- [Recorded information]:

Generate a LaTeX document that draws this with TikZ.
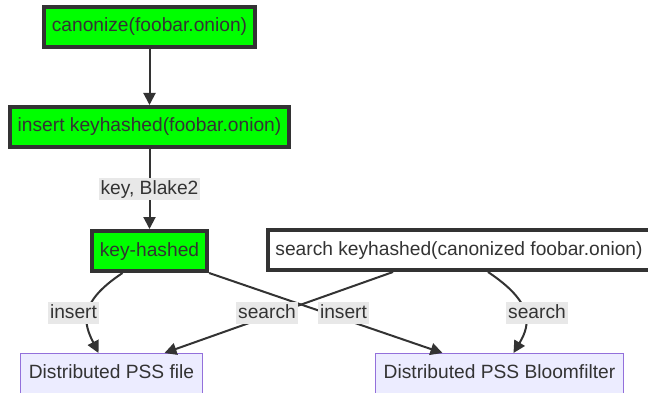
\documentclass[tikz,border=0pt]{standalone}
\usepackage{fontspec}
\setmainfont{Liberation Sans}
\usetikzlibrary{arrows.meta}
\definecolor{txt}{HTML}{333333}
\definecolor{hashgreen}{HTML}{00FF00}
\definecolor{pssfill}{HTML}{ECECFF}
\definecolor{pssline}{HTML}{9370DB}
\definecolor{lblback}{HTML}{E8E8E8}
\tikzset{
	box/.style={draw=txt, line width=4pt, text=txt, inner xsep=8pt, minimum height=40pt, text height=14pt, text depth=4pt},
	green box/.style={box, fill=hashgreen},
	store/.style={draw=pssline, line width=1pt, fill=pssfill, text=txt, inner xsep=8pt, minimum height=40pt, text height=14pt, text depth=4pt},
	lbl/.style={fill=lblback, text=txt, inner xsep=2pt, inner ysep=2pt, text height=14pt, text depth=4pt},
	edge/.style={draw=txt, line width=2pt, -{Triangle[length=12pt,width=12pt]}},
}

\begin{document}
\begin{tikzpicture}[x=1pt, y=-1pt, font=\fontsize{19.2pt}{23pt}\selectfont]
		\useasboundingbox (0,0) rectangle (648,393);
		\clip (0,0) rectangle (648,393);
		\node[green box] (canon) at (149.5,27) {canonize(foobar.onion)};
		\node[green box] (ins) at (149.5,127) {insert keyhashed(foobar.onion)};
		\node[green box] (kh) at (149.5,251) {key-hashed};
		\node[box, fill=white, inner xsep=7pt] (srch) at (459,250) {search keyhashed(canonized foobar.onion)};
		\node[store] (file) at (111.5,373.5) {Distributed PSS file};
		\node[store] (bloom) at (499.5,373.5) {Distributed PSS Bloomfilter};
		\draw [edge] (canon) -- (ins);
		\draw [edge] (ins) -- (kh);
		\draw [edge] ([xshift=-27pt]kh.south) .. controls +(-45,30) and +(-15,-30) .. ([xshift=-13pt]file.north);
		\draw [edge] (kh.south east) -- ([xshift=-57pt]bloom.north);
		\draw [edge] ([xshift=-66pt]srch.south) -- ([xshift=53pt]file.north);
		\draw [edge] ([xshift=29pt]srch.south) .. controls +(45,30) and +(18,-30) .. ([xshift=14pt]bloom.north);
		\node[lbl] (hashL) at (149.5,189) {key, Blake2};
		\node[lbl] (insL) at (73.5,313) {insert};
		\node[lbl] (srchL) at (267,313) {search};
		\node[lbl] (insR) at (343.5,313) {insert};
		\node[lbl] (srchR) at (537,313) {search};
	\end{tikzpicture}
\end{document}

- [Task goal]: Skip every picture and transcribe the data above exactly.

- [Response for this exercise]:
Generate a LaTeX document that draws this with TikZ.
\documentclass[tikz,border=0pt]{standalone}
\usepackage{fontspec}
\setmainfont{Liberation Sans}
\usetikzlibrary{arrows.meta}
\definecolor{txt}{HTML}{333333}
\definecolor{hashgreen}{HTML}{00FF00}
\definecolor{pssfill}{HTML}{ECECFF}
\definecolor{pssline}{HTML}{9370DB}
\definecolor{lblback}{HTML}{E8E8E8}
\tikzset{
	box/.style={draw=txt, line width=4pt, text=txt, inner xsep=8pt, minimum height=40pt, text height=14pt, text depth=4pt},
	green box/.style={box, fill=hashgreen},
	store/.style={draw=pssline, line width=1pt, fill=pssfill, text=txt, inner xsep=8pt, minimum height=40pt, text height=14pt, text depth=4pt},
	lbl/.style={fill=lblback, text=txt, inner xsep=2pt, inner ysep=2pt, text height=14pt, text depth=4pt},
	edge/.style={draw=txt, line width=2pt, -{Triangle[length=12pt,width=12pt]}},
}

\begin{document}
\begin{tikzpicture}[x=1pt, y=-1pt, font=\fontsize{19.2pt}{23pt}\selectfont]
		\useasboundingbox (0,0) rectangle (648,393);
		\clip (0,0) rectangle (648,393);
		\node[green box] (canon) at (149.5,27) {canonize(foobar.onion)};
		\node[green box] (ins) at (149.5,127) {insert keyhashed(foobar.onion)};
		\node[green box] (kh) at (149.5,251) {key-hashed};
		\node[box, fill=white, inner xsep=7pt] (srch) at (459,250) {search keyhashed(canonized foobar.onion)};
		\node[store] (file) at (111.5,373.5) {Distributed PSS file};
		\node[store] (bloom) at (499.5,373.5) {Distributed PSS Bloomfilter};
		\draw [edge] (canon) -- (ins);
		\draw [edge] (ins) -- (kh);
		\draw [edge] ([xshift=-27pt]kh.south) .. controls +(-45,30) and +(-15,-30) .. ([xshift=-13pt]file.north);
		\draw [edge] (kh.south east) -- ([xshift=-57pt]bloom.north);
		\draw [edge] ([xshift=-66pt]srch.south) -- ([xshift=53pt]file.north);
		\draw [edge] ([xshift=29pt]srch.south) .. controls +(45,30) and +(18,-30) .. ([xshift=14pt]bloom.north);
		\node[lbl] (hashL) at (149.5,189) {key, Blake2};
		\node[lbl] (insL) at (73.5,313) {insert};
		\node[lbl] (srchL) at (267,313) {search};
		\node[lbl] (insR) at (343.5,313) {insert};
		\node[lbl] (srchR) at (537,313) {search};
	\end{tikzpicture}
\end{document}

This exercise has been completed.